** START OF Record list **
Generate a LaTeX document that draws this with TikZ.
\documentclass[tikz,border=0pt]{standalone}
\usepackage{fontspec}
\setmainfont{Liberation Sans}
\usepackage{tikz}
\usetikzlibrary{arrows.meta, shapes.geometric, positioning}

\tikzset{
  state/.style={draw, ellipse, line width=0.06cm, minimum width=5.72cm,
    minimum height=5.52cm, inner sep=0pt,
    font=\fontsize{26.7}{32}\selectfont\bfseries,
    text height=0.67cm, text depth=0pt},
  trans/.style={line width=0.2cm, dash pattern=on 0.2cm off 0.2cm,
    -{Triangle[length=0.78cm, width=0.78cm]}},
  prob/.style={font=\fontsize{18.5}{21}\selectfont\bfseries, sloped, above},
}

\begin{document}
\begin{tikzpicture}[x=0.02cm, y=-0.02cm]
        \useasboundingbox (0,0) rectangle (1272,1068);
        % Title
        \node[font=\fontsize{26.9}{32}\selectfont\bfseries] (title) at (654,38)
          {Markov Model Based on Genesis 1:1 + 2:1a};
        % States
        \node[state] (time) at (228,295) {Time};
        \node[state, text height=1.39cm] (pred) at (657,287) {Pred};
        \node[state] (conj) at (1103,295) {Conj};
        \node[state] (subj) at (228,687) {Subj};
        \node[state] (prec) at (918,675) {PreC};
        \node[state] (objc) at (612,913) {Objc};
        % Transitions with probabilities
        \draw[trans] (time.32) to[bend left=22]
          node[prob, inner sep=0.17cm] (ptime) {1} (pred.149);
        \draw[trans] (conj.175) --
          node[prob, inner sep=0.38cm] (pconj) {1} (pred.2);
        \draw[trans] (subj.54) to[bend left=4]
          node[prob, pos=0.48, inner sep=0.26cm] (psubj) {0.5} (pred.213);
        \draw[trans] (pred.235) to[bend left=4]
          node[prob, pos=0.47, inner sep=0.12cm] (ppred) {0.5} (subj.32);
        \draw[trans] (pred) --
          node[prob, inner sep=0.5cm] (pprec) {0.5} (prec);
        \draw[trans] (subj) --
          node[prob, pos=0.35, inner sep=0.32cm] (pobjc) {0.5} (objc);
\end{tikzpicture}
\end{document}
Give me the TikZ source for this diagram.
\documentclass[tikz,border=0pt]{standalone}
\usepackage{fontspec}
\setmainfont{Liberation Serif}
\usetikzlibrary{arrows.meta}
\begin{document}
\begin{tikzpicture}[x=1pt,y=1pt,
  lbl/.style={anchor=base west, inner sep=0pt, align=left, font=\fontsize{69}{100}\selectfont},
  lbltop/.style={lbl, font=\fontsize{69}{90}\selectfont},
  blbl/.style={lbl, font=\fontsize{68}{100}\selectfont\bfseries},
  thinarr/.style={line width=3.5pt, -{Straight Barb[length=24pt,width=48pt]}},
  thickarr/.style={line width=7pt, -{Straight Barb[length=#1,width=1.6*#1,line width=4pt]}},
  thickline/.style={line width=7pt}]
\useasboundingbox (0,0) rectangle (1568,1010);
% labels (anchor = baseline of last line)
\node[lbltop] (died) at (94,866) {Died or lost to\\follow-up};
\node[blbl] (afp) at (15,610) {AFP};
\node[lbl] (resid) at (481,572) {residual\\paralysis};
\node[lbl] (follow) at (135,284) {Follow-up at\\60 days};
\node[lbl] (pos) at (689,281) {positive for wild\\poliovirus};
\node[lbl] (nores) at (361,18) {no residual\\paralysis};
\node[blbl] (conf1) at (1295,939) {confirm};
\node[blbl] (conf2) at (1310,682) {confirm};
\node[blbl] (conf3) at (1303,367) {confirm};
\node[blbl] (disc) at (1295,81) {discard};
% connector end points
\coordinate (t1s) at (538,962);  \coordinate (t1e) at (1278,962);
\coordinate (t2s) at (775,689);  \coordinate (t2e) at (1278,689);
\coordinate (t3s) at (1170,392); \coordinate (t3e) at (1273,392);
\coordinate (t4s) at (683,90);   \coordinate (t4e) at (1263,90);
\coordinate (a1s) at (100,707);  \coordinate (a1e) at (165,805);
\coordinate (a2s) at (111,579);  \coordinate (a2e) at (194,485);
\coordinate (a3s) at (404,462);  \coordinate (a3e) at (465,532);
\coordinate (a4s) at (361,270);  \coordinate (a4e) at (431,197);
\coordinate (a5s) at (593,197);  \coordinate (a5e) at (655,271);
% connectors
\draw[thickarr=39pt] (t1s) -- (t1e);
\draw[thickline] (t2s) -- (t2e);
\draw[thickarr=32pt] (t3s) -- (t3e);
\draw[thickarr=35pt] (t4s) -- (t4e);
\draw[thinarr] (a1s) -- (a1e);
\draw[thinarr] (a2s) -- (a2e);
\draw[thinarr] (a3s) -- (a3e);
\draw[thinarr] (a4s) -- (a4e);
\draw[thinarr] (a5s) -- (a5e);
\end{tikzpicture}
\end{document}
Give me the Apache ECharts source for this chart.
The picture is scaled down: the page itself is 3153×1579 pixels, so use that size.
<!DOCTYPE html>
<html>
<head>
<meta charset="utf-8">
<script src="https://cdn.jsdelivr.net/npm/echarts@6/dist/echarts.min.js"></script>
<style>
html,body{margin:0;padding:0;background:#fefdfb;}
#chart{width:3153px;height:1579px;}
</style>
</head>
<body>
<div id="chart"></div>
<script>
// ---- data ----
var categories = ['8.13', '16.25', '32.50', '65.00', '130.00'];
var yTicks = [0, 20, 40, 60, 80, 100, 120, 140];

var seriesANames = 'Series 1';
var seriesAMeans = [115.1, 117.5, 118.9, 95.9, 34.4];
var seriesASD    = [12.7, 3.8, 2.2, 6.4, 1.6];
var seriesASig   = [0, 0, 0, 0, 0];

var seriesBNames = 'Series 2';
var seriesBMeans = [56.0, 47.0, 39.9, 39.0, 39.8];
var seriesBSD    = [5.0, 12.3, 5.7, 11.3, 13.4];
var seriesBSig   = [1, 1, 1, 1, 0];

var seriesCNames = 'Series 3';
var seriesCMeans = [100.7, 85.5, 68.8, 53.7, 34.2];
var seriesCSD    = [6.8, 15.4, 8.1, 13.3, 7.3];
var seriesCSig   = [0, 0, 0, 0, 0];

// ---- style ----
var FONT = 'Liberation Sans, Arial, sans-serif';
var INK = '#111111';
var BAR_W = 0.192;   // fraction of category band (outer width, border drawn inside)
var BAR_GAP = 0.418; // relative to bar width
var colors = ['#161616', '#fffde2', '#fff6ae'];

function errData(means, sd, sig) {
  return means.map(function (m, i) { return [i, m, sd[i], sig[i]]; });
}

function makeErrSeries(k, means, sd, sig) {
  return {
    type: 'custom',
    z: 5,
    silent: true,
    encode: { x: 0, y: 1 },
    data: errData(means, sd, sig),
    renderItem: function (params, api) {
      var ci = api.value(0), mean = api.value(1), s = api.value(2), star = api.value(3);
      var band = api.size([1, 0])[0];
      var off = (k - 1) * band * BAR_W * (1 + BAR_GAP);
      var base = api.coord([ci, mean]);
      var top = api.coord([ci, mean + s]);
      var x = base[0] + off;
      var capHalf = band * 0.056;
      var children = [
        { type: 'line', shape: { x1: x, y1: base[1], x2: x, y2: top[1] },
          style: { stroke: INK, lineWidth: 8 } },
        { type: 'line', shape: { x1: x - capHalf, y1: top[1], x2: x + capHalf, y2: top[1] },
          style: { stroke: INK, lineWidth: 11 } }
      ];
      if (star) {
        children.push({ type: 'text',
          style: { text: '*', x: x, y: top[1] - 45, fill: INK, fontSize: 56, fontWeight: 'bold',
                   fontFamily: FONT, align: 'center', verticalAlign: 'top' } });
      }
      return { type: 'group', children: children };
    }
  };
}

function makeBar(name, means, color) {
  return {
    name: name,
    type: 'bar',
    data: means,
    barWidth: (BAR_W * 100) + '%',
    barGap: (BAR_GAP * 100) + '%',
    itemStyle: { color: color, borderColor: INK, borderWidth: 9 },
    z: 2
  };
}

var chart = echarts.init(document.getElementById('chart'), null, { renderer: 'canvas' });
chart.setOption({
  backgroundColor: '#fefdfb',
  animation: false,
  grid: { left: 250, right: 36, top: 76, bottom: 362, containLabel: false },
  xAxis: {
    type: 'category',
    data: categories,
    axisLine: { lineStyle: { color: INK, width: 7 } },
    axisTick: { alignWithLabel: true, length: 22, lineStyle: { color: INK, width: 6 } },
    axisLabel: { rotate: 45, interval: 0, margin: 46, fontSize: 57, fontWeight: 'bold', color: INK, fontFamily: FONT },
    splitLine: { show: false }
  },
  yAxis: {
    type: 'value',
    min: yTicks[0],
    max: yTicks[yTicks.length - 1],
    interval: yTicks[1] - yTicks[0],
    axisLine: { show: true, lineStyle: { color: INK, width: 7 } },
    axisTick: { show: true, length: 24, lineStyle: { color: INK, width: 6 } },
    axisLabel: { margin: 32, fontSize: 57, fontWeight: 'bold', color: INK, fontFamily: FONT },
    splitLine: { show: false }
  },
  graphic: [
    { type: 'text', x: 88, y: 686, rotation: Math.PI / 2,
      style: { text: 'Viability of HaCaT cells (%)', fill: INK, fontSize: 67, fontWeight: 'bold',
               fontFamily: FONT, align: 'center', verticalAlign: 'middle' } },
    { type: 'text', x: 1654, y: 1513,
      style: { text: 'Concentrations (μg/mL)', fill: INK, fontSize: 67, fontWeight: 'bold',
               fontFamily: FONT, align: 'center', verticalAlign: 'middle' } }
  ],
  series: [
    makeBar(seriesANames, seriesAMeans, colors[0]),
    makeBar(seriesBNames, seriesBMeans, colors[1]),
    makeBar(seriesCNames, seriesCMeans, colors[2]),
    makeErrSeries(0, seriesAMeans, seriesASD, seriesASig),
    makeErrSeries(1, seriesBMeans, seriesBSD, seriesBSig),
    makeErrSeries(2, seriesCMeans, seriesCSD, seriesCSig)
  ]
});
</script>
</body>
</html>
** END OF Record list **
▶ Written task
Print exactly the lines from the line with "Give me the Apache" to the line with "[1, 1, 1, 1, 0];", both included, and nothing else.

▶ Completed task
Give me the Apache ECharts source for this chart.
The picture is scaled down: the page itself is 3153×1579 pixels, so use that size.
<!DOCTYPE html>
<html>
<head>
<meta charset="utf-8">
<script src="https://cdn.jsdelivr.net/npm/echarts@6/dist/echarts.min.js"></script>
<style>
html,body{margin:0;padding:0;background:#fefdfb;}
#chart{width:3153px;height:1579px;}
</style>
</head>
<body>
<div id="chart"></div>
<script>
// ---- data ----
var categories = ['8.13', '16.25', '32.50', '65.00', '130.00'];
var yTicks = [0, 20, 40, 60, 80, 100, 120, 140];

var seriesANames = 'Series 1';
var seriesAMeans = [115.1, 117.5, 118.9, 95.9, 34.4];
var seriesASD    = [12.7, 3.8, 2.2, 6.4, 1.6];
var seriesASig   = [0, 0, 0, 0, 0];

var seriesBNames = 'Series 2';
var seriesBMeans = [56.0, 47.0, 39.9, 39.0, 39.8];
var seriesBSD    = [5.0, 12.3, 5.7, 11.3, 13.4];
var seriesBSig   = [1, 1, 1, 1, 0];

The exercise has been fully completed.